─── Supplied material ───

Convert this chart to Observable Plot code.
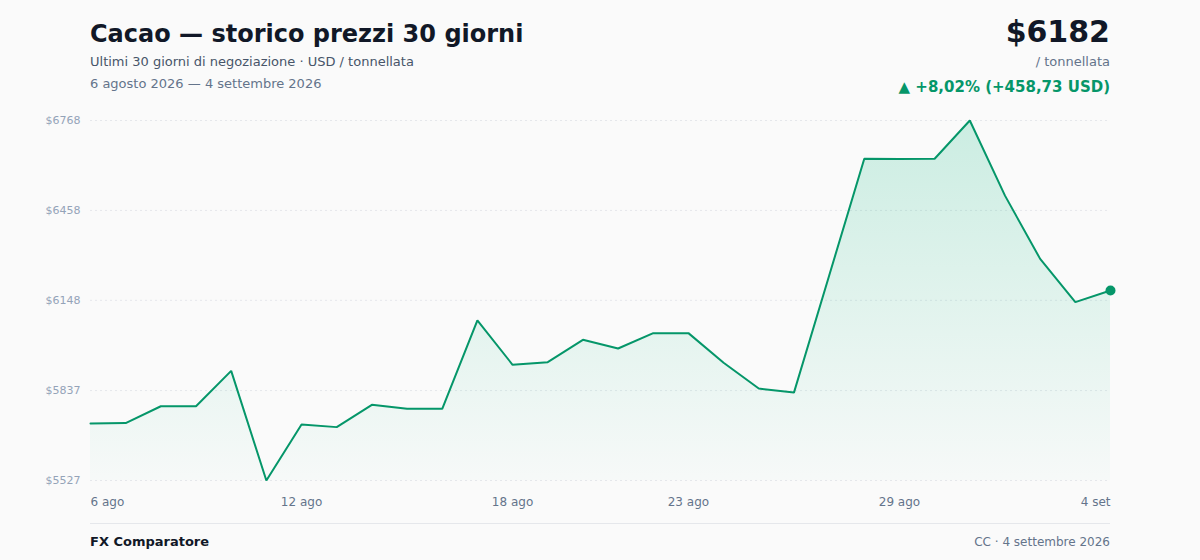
<!DOCTYPE html>
<html>
<head>
<meta charset="utf-8">
<script src="https://cdn.jsdelivr.net/npm/d3@7"></script>
<script src="https://cdn.jsdelivr.net/npm/@observablehq/plot@0.6"></script>
<style>
  html, body { margin: 0; padding: 0; background: #fafafa; }
  body { width: 1200px; height: 560px; position: relative; overflow: hidden; font-family: "DejaVu Sans", sans-serif; }
  .abs { position: absolute; white-space: nowrap; }
  #title { left: 90px; top: 20px; font-size: 24px; font-weight: bold; color: #111827; }
  #sub { left: 90px; top: 54px; font-size: 13px; color: #475569; }
  #range { left: 90px; top: 76px; font-size: 13px; color: #64748b; }
  #price { right: 90px; top: 14px; font-size: 30px; font-weight: bold; color: #111827; }
  #unit { right: 90px; top: 54px; font-size: 13px; color: #64748b; }
  #change { right: 90px; top: 78px; font-size: 15px; font-weight: bold; color: #059669; }
  #chart { position: absolute; left: 0; top: 100px; }
  #rule { position: absolute; left: 90px; width: 1020px; top: 523px; height: 1px; background: #e5e7eb; }
  #brand { left: 90px; top: 534px; font-size: 13px; font-weight: bold; color: #111827; }
  #credit { right: 90px; top: 535px; font-size: 12px; color: #64748b; }
</style>
</head>
<body>
<div class="abs" id="title">Cacao — storico prezzi 30 giorni</div>
<div class="abs" id="sub">Ultimi 30 giorni di negoziazione · USD / tonnellata</div>
<div class="abs" id="range">6 agosto 2026 — 4 settembre 2026</div>
<div class="abs" id="price">$6182</div>
<div class="abs" id="unit">/ tonnellata</div>
<div class="abs" id="change">▲ +8,02% (+458,73 USD)</div>
<div id="chart"></div>
<div id="rule"></div>
<div class="abs" id="brand">FX Comparatore</div>
<div class="abs" id="credit">CC · 4 settembre 2026</div>
<script>
const dates = [
  "2026-08-06","2026-08-07","2026-08-08","2026-08-09","2026-08-10",
  "2026-08-11","2026-08-12","2026-08-13","2026-08-14","2026-08-15",
  "2026-08-16","2026-08-17","2026-08-18","2026-08-19","2026-08-20",
  "2026-08-21","2026-08-22","2026-08-23","2026-08-24","2026-08-25",
  "2026-08-26","2026-08-27","2026-08-28","2026-08-29","2026-08-30",
  "2026-08-31","2026-09-01","2026-09-02","2026-09-03","2026-09-04"
];
const prices = [
  5723.27, 5725, 5783, 5783, 5905,
  5527, 5720, 5711, 5788, 5774,
  5774, 6079, 5926, 5935, 6012,
  5982, 6035, 6035, 5933, 5844,
  5830, 6233, 6636, 6635, 6636,
  6768, 6509, 6291, 6142, 6182
];
const xTickDates = ["2026-08-06","2026-08-12","2026-08-18","2026-08-23","2026-08-29","2026-09-04"];
const xTickLabels = ["6 ago","12 ago","18 ago","23 ago","29 ago","4 set"];
const yTicks = [5527, 5837, 6148, 6458, 6768];

const green = "#059669";
const data = dates.map((d, i) => ({date: new Date(d + "T00:00:00Z"), price: prices[i]}));
const yMin = d3.min(prices), yMax = d3.max(prices);
const xTicks = xTickDates.map((d, i) => ({date: new Date(d + "T00:00:00Z"), label: xTickLabels[i]}));
const lastTick = xTicks.length - 1;

const gradientDefs = () => {
  const ns = "http://www.w3.org/2000/svg";
  const defs = document.createElementNS(ns, "defs");
  const lg = document.createElementNS(ns, "linearGradient");
  lg.setAttribute("id", "areaGrad");
  lg.setAttribute("x1", "0"); lg.setAttribute("y1", "0");
  lg.setAttribute("x2", "0"); lg.setAttribute("y2", "1");
  [["0%", 0.2], ["100%", 0.015]].forEach(([o, a]) => {
    const s = document.createElementNS(ns, "stop");
    s.setAttribute("offset", o);
    s.setAttribute("stop-color", "#10b981");
    s.setAttribute("stop-opacity", a);
    lg.appendChild(s);
  });
  defs.appendChild(lg);
  return defs;
};

const chart = Plot.plot({
  width: 1200,
  height: 420,
  marginTop: 20,
  marginBottom: 40,
  marginLeft: 90,
  marginRight: 90,
  style: {background: "transparent", fontFamily: "DejaVu Sans, sans-serif"},
  x: {type: "utc", domain: [data[0].date, data[data.length - 1].date], axis: null},
  y: {domain: [yMin, yMax], axis: null},
  marks: [
    gradientDefs,
    Plot.ruleY(yTicks, {x1: data[0].date, x2: data[data.length - 1].date, y: d => d, stroke: "#e5e7eb", strokeDasharray: "2,3", strokeWidth: 1}),
    Plot.text(yTicks, {x: data[0].date, y: d => d, text: d => "$" + Math.round(d), textAnchor: "end", dx: -10, fontSize: 11, fill: "#94a3b8"}),
    Plot.areaY(data, {x: "date", y1: yMin, y2: "price", fill: "url(#areaGrad)"}),
    Plot.line(data, {x: "date", y: "price", stroke: green, strokeWidth: 2, strokeLinejoin: "miter"}),
    Plot.dot([data[data.length - 1]], {x: "date", y: "price", r: 5, fill: green}),
    Plot.text(xTicks.slice(0, 1), {x: "date", y: yMin, text: "label", textAnchor: "start", dy: 22, fontSize: 12, fill: "#64748b"}),
    Plot.text(xTicks.slice(1, lastTick), {x: "date", y: yMin, text: "label", textAnchor: "middle", dy: 22, fontSize: 12, fill: "#64748b"}),
    Plot.text(xTicks.slice(lastTick), {x: "date", y: yMin, text: "label", textAnchor: "end", dy: 22, fontSize: 12, fill: "#64748b"})
  ]
});
document.getElementById("chart").appendChild(chart);
</script>
</body>
</html>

───

Make an exact copy of all the material, but keep the pictures out of it.

● **Finished exercise**
Convert this chart to Observable Plot code.
<!DOCTYPE html>
<html>
<head>
<meta charset="utf-8">
<script src="https://cdn.jsdelivr.net/npm/d3@7"></script>
<script src="https://cdn.jsdelivr.net/npm/@observablehq/plot@0.6"></script>
<style>
  html, body { margin: 0; padding: 0; background: #fafafa; }
  body { width: 1200px; height: 560px; position: relative; overflow: hidden; font-family: "DejaVu Sans", sans-serif; }
  .abs { position: absolute; white-space: nowrap; }
  #title { left: 90px; top: 20px; font-size: 24px; font-weight: bold; color: #111827; }
  #sub { left: 90px; top: 54px; font-size: 13px; color: #475569; }
  #range { left: 90px; top: 76px; font-size: 13px; color: #64748b; }
  #price { right: 90px; top: 14px; font-size: 30px; font-weight: bold; color: #111827; }
  #unit { right: 90px; top: 54px; font-size: 13px; color: #64748b; }
  #change { right: 90px; top: 78px; font-size: 15px; font-weight: bold; color: #059669; }
  #chart { position: absolute; left: 0; top: 100px; }
  #rule { position: absolute; left: 90px; width: 1020px; top: 523px; height: 1px; background: #e5e7eb; }
  #brand { left: 90px; top: 534px; font-size: 13px; font-weight: bold; color: #111827; }
  #credit { right: 90px; top: 535px; font-size: 12px; color: #64748b; }
</style>
</head>
<body>
<div class="abs" id="title">Cacao — storico prezzi 30 giorni</div>
<div class="abs" id="sub">Ultimi 30 giorni di negoziazione · USD / tonnellata</div>
<div class="abs" id="range">6 agosto 2026 — 4 settembre 2026</div>
<div class="abs" id="price">$6182</div>
<div class="abs" id="unit">/ tonnellata</div>
<div class="abs" id="change">▲ +8,02% (+458,73 USD)</div>
<div id="chart"></div>
<div id="rule"></div>
<div class="abs" id="brand">FX Comparatore</div>
<div class="abs" id="credit">CC · 4 settembre 2026</div>
<script>
const dates = [
  "2026-08-06","2026-08-07","2026-08-08","2026-08-09","2026-08-10",
  "2026-08-11","2026-08-12","2026-08-13","2026-08-14","2026-08-15",
  "2026-08-16","2026-08-17","2026-08-18","2026-08-19","2026-08-20",
  "2026-08-21","2026-08-22","2026-08-23","2026-08-24","2026-08-25",
  "2026-08-26","2026-08-27","2026-08-28","2026-08-29","2026-08-30",
  "2026-08-31","2026-09-01","2026-09-02","2026-09-03","2026-09-04"
];
const prices = [
  5723.27, 5725, 5783, 5783, 5905,
  5527, 5720, 5711, 5788, 5774,
  5774, 6079, 5926, 5935, 6012,
  5982, 6035, 6035, 5933, 5844,
  5830, 6233, 6636, 6635, 6636,
  6768, 6509, 6291, 6142, 6182
];
const xTickDates = ["2026-08-06","2026-08-12","2026-08-18","2026-08-23","2026-08-29","2026-09-04"];
const xTickLabels = ["6 ago","12 ago","18 ago","23 ago","29 ago","4 set"];
const yTicks = [5527, 5837, 6148, 6458, 6768];

const green = "#059669";
const data = dates.map((d, i) => ({date: new Date(d + "T00:00:00Z"), price: prices[i]}));
const yMin = d3.min(prices), yMax = d3.max(prices);
const xTicks = xTickDates.map((d, i) => ({date: new Date(d + "T00:00:00Z"), label: xTickLabels[i]}));
const lastTick = xTicks.length - 1;

const gradientDefs = () => {
  const ns = "http://www.w3.org/2000/svg";
  const defs = document.createElementNS(ns, "defs");
  const lg = document.createElementNS(ns, "linearGradient");
  lg.setAttribute("id", "areaGrad");
  lg.setAttribute("x1", "0"); lg.setAttribute("y1", "0");
  lg.setAttribute("x2", "0"); lg.setAttribute("y2", "1");
  [["0%", 0.2], ["100%", 0.015]].forEach(([o, a]) => {
    const s = document.createElementNS(ns, "stop");
    s.setAttribute("offset", o);
    s.setAttribute("stop-color", "#10b981");
    s.setAttribute("stop-opacity", a);
    lg.appendChild(s);
  });
  defs.appendChild(lg);
  return defs;
};

const chart = Plot.plot({
  width: 1200,
  height: 420,
  marginTop: 20,
  marginBottom: 40,
  marginLeft: 90,
  marginRight: 90,
  style: {background: "transparent", fontFamily: "DejaVu Sans, sans-serif"},
  x: {type: "utc", domain: [data[0].date, data[data.length - 1].date], axis: null},
  y: {domain: [yMin, yMax], axis: null},
  marks: [
    gradientDefs,
    Plot.ruleY(yTicks, {x1: data[0].date, x2: data[data.length - 1].date, y: d => d, stroke: "#e5e7eb", strokeDasharray: "2,3", strokeWidth: 1}),
    Plot.text(yTicks, {x: data[0].date, y: d => d, text: d => "$" + Math.round(d), textAnchor: "end", dx: -10, fontSize: 11, fill: "#94a3b8"}),
    Plot.areaY(data, {x: "date", y1: yMin, y2: "price", fill: "url(#areaGrad)"}),
    Plot.line(data, {x: "date", y: "price", stroke: green, strokeWidth: 2, strokeLinejoin: "miter"}),
    Plot.dot([data[data.length - 1]], {x: "date", y: "price", r: 5, fill: green}),
    Plot.text(xTicks.slice(0, 1), {x: "date", y: yMin, text: "label", textAnchor: "start", dy: 22, fontSize: 12, fill: "#64748b"}),
    Plot.text(xTicks.slice(1, lastTick), {x: "date", y: yMin, text: "label", textAnchor: "middle", dy: 22, fontSize: 12, fill: "#64748b"}),
    Plot.text(xTicks.slice(lastTick), {x: "date", y: yMin, text: "label", textAnchor: "end", dy: 22, fontSize: 12, fill: "#64748b"})
  ]
});
document.getElementById("chart").appendChild(chart);
</script>
</body>
</html>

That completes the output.